2020-08-16, 23:26   #2
pxp

Sep 2010
Weston, Ontario

3·5·13 Posts

Quote:
 Originally Posted by JeppeSN Does anyone know why 3 is specifically included in these sequences?
The inclusion may well be my fault! With the sole intention of generating a discussion, on 6 April 2015 I wrote to the Sequence Fanatics discussion list: "The triviality condition excludes 3 (= 2^1 + 1^2), which strikes me as a useful initial term. For example, because 3 is also excluded from the Leyland primes (A094133), the comment therein that A094133 'contains A061119 as a subsequence' isn't really correct because A061119 includes 3." Unilaterally, Neil Sloane added 3 to the sequences some fifteen minutes later.

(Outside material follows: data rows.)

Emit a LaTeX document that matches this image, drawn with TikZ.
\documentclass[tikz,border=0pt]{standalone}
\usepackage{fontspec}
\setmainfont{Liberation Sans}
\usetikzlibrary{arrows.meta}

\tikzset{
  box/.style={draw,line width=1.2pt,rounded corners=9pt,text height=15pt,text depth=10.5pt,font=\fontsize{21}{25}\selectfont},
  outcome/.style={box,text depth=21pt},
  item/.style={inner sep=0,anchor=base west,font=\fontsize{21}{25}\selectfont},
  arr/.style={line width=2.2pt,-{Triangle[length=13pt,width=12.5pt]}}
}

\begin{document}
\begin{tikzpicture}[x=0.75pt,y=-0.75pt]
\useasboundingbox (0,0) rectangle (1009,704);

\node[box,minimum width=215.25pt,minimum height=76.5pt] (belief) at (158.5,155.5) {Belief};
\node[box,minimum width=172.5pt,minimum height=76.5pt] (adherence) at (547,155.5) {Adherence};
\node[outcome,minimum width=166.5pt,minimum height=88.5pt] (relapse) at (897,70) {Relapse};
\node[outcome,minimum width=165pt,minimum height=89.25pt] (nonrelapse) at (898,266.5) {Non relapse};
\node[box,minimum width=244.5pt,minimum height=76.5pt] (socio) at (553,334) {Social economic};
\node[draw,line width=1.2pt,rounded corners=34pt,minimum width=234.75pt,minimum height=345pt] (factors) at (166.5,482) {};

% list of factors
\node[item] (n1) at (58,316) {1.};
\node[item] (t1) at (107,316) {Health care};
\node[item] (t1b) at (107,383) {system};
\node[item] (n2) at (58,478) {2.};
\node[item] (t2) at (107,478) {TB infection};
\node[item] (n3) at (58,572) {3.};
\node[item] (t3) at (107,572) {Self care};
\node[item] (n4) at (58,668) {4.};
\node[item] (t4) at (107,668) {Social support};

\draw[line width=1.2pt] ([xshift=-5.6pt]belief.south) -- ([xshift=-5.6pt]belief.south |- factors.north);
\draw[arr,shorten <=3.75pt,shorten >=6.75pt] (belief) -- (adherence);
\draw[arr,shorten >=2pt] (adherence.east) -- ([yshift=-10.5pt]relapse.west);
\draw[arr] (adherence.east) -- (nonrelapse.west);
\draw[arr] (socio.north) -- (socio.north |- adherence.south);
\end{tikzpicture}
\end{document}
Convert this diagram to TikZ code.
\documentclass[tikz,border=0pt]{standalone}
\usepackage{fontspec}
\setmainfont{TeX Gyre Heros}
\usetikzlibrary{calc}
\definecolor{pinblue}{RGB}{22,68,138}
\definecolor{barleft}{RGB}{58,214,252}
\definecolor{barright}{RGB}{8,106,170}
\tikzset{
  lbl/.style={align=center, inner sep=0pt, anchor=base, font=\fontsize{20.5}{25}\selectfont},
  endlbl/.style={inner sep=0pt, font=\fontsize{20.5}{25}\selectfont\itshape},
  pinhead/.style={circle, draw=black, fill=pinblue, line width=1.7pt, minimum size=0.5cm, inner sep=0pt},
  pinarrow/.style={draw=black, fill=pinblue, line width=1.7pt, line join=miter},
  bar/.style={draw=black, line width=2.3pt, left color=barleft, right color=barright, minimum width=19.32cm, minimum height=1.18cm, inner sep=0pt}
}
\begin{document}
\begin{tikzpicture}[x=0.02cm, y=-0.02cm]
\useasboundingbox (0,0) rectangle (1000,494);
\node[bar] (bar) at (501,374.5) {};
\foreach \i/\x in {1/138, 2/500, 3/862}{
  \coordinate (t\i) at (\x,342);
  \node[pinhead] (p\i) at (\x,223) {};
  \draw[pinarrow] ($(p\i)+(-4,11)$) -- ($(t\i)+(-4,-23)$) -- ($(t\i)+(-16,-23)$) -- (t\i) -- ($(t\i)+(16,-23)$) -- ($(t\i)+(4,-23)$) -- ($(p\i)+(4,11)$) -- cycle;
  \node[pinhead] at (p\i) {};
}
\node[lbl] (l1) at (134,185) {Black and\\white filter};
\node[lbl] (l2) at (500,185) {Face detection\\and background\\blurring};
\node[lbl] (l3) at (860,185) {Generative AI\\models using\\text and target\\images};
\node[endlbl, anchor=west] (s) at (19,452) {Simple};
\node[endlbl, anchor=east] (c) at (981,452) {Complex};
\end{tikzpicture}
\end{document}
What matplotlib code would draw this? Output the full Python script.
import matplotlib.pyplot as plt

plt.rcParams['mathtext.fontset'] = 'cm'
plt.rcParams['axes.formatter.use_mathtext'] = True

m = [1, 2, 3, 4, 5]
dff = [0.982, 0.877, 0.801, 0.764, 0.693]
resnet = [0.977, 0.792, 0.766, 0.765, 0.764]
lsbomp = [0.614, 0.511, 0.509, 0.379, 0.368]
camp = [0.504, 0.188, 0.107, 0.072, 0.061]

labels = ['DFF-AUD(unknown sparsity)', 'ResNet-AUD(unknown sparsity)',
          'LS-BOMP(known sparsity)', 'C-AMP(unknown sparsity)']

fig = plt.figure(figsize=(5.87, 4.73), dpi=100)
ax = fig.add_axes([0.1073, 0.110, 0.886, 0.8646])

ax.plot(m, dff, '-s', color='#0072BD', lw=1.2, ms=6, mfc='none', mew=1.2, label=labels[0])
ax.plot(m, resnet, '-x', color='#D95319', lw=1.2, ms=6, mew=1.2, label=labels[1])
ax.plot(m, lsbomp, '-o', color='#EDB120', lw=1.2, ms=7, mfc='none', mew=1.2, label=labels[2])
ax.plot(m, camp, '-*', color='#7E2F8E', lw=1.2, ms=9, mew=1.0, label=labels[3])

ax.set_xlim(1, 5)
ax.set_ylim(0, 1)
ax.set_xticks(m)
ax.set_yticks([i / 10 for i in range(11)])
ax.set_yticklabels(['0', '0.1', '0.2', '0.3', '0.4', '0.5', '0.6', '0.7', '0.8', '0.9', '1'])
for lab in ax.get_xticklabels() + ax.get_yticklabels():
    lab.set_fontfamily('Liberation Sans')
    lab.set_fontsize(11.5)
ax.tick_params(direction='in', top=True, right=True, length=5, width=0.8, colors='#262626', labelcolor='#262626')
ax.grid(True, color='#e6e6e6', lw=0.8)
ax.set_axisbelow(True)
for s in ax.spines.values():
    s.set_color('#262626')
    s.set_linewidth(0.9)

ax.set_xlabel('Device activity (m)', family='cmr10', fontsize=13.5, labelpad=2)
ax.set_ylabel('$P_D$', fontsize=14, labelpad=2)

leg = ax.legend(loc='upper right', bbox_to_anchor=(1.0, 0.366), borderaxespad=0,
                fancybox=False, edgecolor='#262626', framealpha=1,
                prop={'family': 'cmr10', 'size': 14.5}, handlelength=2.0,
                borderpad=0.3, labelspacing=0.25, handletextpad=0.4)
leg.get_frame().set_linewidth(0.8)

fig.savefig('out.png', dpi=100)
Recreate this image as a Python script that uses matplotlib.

Last fiddled with by pxp on 2020-08-16 at 23:35 Reason: pluralized 'sequence'

2020-08-17, 09:26   #3
JeppeSN

"Jeppe"
Jan 2016
Denmark

101001102 Posts

Quote:
 Originally Posted by pxp The inclusion may well be my fault! With the sole intention of generating a discussion, on 6 April 2015 I wrote to the Sequence Fanatics discussion list: "The triviality condition excludes 3 (= 2^1 + 1^2), which strikes me as a useful initial term. For example, because 3 is also excluded from the Leyland primes (A094133), the comment therein that A094133 'contains A061119 as a subsequence' isn't really correct because A061119 includes 3." Unilaterally, Neil Sloane added 3 to the sequences some fifteen minutes later.
Thanks, that sounds like the explanation!

So it is n^k + k^n where either 1 < k ≤ n or 1 = k = n-1.

It is not really important if we include that exceptional case, or not.

There are similar situations for other definition, for example a generalized Fermat is b^(2^m) + 1. If you take m ≥ 0, then all numbers are generalized Fermat (which we do not want). If you take m > 0, then the classical Fermat prime F_0 is not a generalized Fermat. Finally, you can make the "mixed" criterion m > 0 or b-2 = m = 0.